“Let’s go for a walk.” Growing up, taking a walk was what we did a lot of. Partly because we were somewhat out in the country. Partly because there were six of us children in a seven-year range, and it was cheap, accessible entertainment. Plus it got us out of the house, and out from under our grandmother’s feet, who needed a respite from us now and then. But mostly, because taking a walk was something my mother and her brother, our Uncle Dick, really enjoyed themselves. They grew up in Vermont, and spent a lot of time on their feet, in town and in the hills. They loved nature, its beauty and peace, and were not afraid of it. So, we walked.

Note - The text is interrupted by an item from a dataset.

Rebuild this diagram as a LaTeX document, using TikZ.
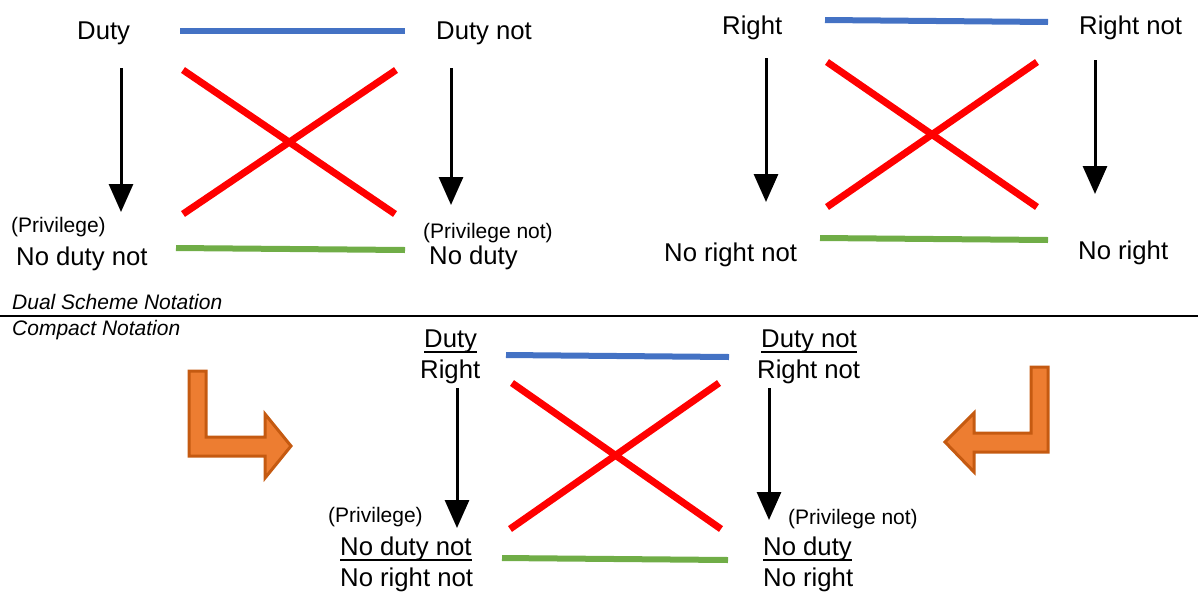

As kids we walked mostly up the hill from our backyard onto to the mountain, which was a fairly modest stretch of the Talcott Ridge in Connecticut. But the walk was special in many ways, not least because along the ridge was the Metacomet trail, supposedly the route of travel of the Wampanoag leader, King Philip, during the early colonial war. Perhaps Metacomet did follow that route on the way to the burning of Simsbury, a neighboring town. In any case, it was marked with blue dots, and we hiked perhaps a couple miles until it intersected a road, where we departed. On our way, we saw the three flashing red lights, warning planes coming into Bradley Field. And stopped at the “Cliff”, a shear rock face with views for miles around. It was a different world, and we could only get there by walking.
We walked, too, through and around a golf course, with a kind of magic of its own. One side bordered a mountain meadow with bluets in the spring, an ancient maple, and ramshackle sugar shack. Another side path was used by the farmer to bring cows from the barns to the fields. More than once we encountered the herd, lead mostly by Morris, the wizened old Jewish man, who’d escaped from Nazi Europe to start life over in the company of more peaceable beings, the cows. That route was particularly good for wildflowers, and in spring and summer, our mission was to bring home a bouquet of wildflowers for Mom, daisies and tiger lilies and Queen Anne’s lace. She loved them, and accepted them with such pleasure, even the ones already wilted and dying from our hot, sweaty hands.
Through my young adulthood, I walked a lot, as my main mode of transportation, turning necessity into a virtue. At college in California, walking was the way of students, from class to class, with our bags and books. On campus, among the redwoods and overlooking the Monterey Bay, we got so caught up in conversation, sometimes we forgot all the beauty around us. During my two year sojourn in Vermont, I walked a lot and alone on those back country roads, as a way of exercise and meditation. One of the patrons of the theater where I worked called me, “The Walker”, before he knew my name; not much is missed in those small towns. In New York City, I put miles on those streets, thankfully in sneakers rather than heels. It was a Zen experience of another kind, to be in the crowd in a rush with so much pressure to move on, and not to dawdle. In fact, I found myself muttering to the older or slower walkers, “Could you go any slower?” Mostly, I remember my aching arms from carrying bags home from the store, or anywhere, my short but unforgettable experience as a beast of burden. Who knew it would also be a life-long investment in good health?